Welcome to the sporadic rants of the Silver Fox.

Friday, April 29, 2011

Bar or Pub?

What is the difference between a bar and a pub?

Silly question. There are maybe as many answers as there are people asked this question.

I only want to give my own definition and you can make of it what you will.

I have noticed two distinct situations. In the one case, you have a group of two or more people who are going to go out somewhere for the evening. Maybe for a meal, maybe for a few drinks, maybe for a walk. In this situation, the social group is the given and it is that group that chooses a place or places to be together and enjoy their evening or afternoon together.

On the other hand, you have the situation where an individual goes out to a specific place. This may be the train spotters club or the knitting circle and so on. In this case, the social group is at that particular venue.

So when it comes to an evening where alcohol is involved, you have the same two situations - a social group that goes to one or more venues, taking the social group to each place. The social group is primary. The other situation is where a person goes to a particular place for the social group they will find there and has a few drinks while engaging in that social group.

The place for the first situation is what I call a bar. The place for the second is what I call a pub.

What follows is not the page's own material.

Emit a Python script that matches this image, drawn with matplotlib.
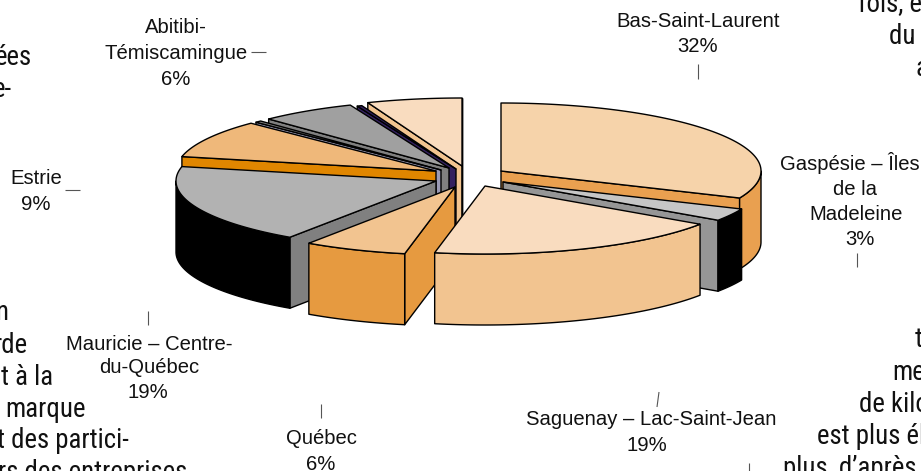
import numpy as np
import matplotlib
matplotlib.use("Agg")
import matplotlib.pyplot as plt
from matplotlib.patches import Polygon

plt.rcParams['font.family'] = ['Liberation Sans', 'DejaVu Sans']

# Slices, clockwise from 12 o'clock
regions = ["Bas-Saint-Laurent", "Gaspésie", "Saguenay", "Québec", "Mauricie",
           "Estrie", "Montréal", "Abitibi", "Nord", "Côte-Nord"]
shares = [31.5, 3, 18.6, 6.4, 18.9, 9, 0.4, 6, 0.3, 5.9]

# Pull of each slice away from the pie centre, in pixels
pull_x = [39, 41, 23, -7, -26, -26, -21, -13, -6, 0]
pull_y = [-1, 10, 14, 15, 9, -1, -2, -4, -3, -6]

top_colors = ["#F6D3AA", "#C6C6C6", "#F9DCBF", "#F2C490", "#B2B2B2",
              "#EFB87A", "#808080", "#A0A0A0", "#33205F", "#F9DCBF"]
rim_colors = ["#E9A050", "#000000", "#F2C490", "#E69A40", "#000000",
              "#E08600", "#9A9AB5", "#808080", "#33205F", "#F2C490"]
cut_colors = ["#E9A050", "#969696", "#F2C490", "#E69A40", "#808080",
              "#E08600", "#9A9AB5", "#808080", "#33205F", "#F2C490"]

# (text, x, baseline y)
labels = [
    ("Abitibi-", 176, 33), ("Témiscamingue", 176, 59), ("6%", 176, 85),
    ("Estrie", 36, 184), ("9%", 36, 210),
    ("Mauricie – Centre-", 149, 350), ("du-Québec", 149, 373), ("19%", 148, 398),
    ("Québec", 321, 444), ("6%", 321, 470),
    ("Saguenay – Lac-Saint-Jean", 651, 425), ("19%", 647, 451),
    ("Bas-Saint-Laurent", 698, 27), ("32%", 698, 52),
    ("Gaspésie – Îles", 850, 170), ("de la", 855, 195), ("Madeleine", 856, 220), ("3%", 860, 245),
]

# leader lines (x0, y0, x1, y1)
leaders = [(251, 52, 266, 52), (65, 190, 80, 190), (148, 311, 148, 325), (321, 404, 321, 418),
           (659, 392, 657, 407), (698, 64, 698, 79), (857, 253, 857, 267), (749, 463, 749, 471)]

# bits of the page text around the chart: (text, x, baseline y, anchor)
body_text = [
    ("ées", 32, 65, "right"), ("e-", 12, 97, "right"),
    ("n", 8, 320, "right"), ("rde", 27, 353, "right"), ("t à la", 53, 385, "right"),
    ("marque", 86, 417, "right"), ("t des partici-", 129, 448, "right"),
    ("rs des entreprises", 187, 480, "right"),
    ("fois, en", 858, 12, "left"), ("du c", 889, 44, "left"), ("a", 915, 76, "left"),
    ("t", 915, 347, "left"), ("me", 892, 380, "left"), ("de kilomètres", 859, 412, "left"),
    ("est plus élevé", 817, 444, "left"), ("plus, d’après,", 783, 476, "left"),
]

cx, cy = 462, 172
rx, ry = 260, 68
depth = 71


def rim_points(x0, y0, a0, a1):
    t = np.radians(np.linspace(a0, a1, max(int(abs(a1 - a0)) * 2, 2)))
    return np.column_stack([x0 + rx * np.sin(t), y0 - ry * np.cos(t)])


def draw_slice(ax, i, a0, a1):
    x0 = cx + pull_x[i]
    y0 = cy + pull_y[i]
    kw = dict(edgecolor="black", linewidth=1.0, joinstyle="round")

    # faces of the cut, only the ones turned towards the viewer
    for ang, visible in ((a0, np.sin(np.radians(a0)) < 0), (a1, np.sin(np.radians(a1)) > 0)):
        if visible:
            p = rim_points(x0, y0, ang, ang)[0]
            ax.add_patch(Polygon([(x0, y0), p, (p[0], p[1] + depth), (x0, y0 + depth)],
                                 facecolor=cut_colors[i], **kw))

    # outer wall, front half only
    lo, hi = max(a0, 90), min(a1, 270)
    if hi > lo:
        arc = rim_points(x0, y0, lo, hi)
        wall = np.vstack([arc, (arc + [0, depth])[::-1]])
        ax.add_patch(Polygon(wall, facecolor=rim_colors[i], **kw))

    top = np.vstack([[(x0, y0)], rim_points(x0, y0, a0, a1)])
    ax.add_patch(Polygon(top, facecolor=top_colors[i], **kw))


fig = plt.figure(figsize=(9.21, 4.71), dpi=100)
ax = fig.add_axes([0, 0, 1, 1])
ax.set_xlim(0, 921)
ax.set_ylim(471, 0)
ax.axis("off")

ends = np.cumsum(shares) / np.sum(shares) * 360
starts = np.concatenate([[0], ends[:-1]])
mids = (starts + ends) / 2

# painter's order: back of the pie first
for i in np.argsort(-np.abs(mids - 180)):
    draw_slice(ax, i, starts[i], ends[i])

for x0, y0, x1, y1 in leaders:
    ax.plot([x0, x1], [y0, y1], color="#555555", linewidth=0.8, solid_capstyle="butt")

for txt, x, y in labels:
    ax.text(x, y, txt, ha="center", va="baseline", fontsize=14.6, color="#111111")

for txt, x, y, anchor in body_text:
    ax.text(x, y, txt, ha=anchor, va="baseline", fontsize=19.4, color="#111111", clip_on=True,
            family=['Roboto Condensed', 'Liberation Sans'])

fig.savefig("out.png", dpi=100)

It just hinges on whether the social group is formed before the outing or already exists at the venue.

The existing social group in a pub, as I define it, is made up of people that the publican and others would refer to as "the regulars". In such a place, I have heard the people who come in as an already existing social group for a couple of drinks before moving on referred to as the "randoms".

Of course, a bar does not have regulars as such and caters specifically for the social group custom. A bar is more likely to have happy hour and 2-for-1 specials to woo the nomadic drinking groups.

A pub does not have to do much at all. It has its regulars, some of whom will be there most days, summer or winter, rain or shine, money in the till as regular as clockwork - ker-ching.

Another way of looking at it is one the one hand you have people who get in a group and go out to drink. On the other you have people who go to meet and talk with mates and have drinks as part of that process. The primary purpose is different.

The first group consists of people who are more likely to "do shost" and end up marauding the streets on a friday night, bereft of speech and only communicating in neo-simian whoops and calls. The second group consists of people who do not intend to get drunk, put away a fair few of their regular tipple and bid a polite goodnight to all, making their way home alone and unstripped of the power of speech.

But these are only my own observations across 6 countries and 20 years.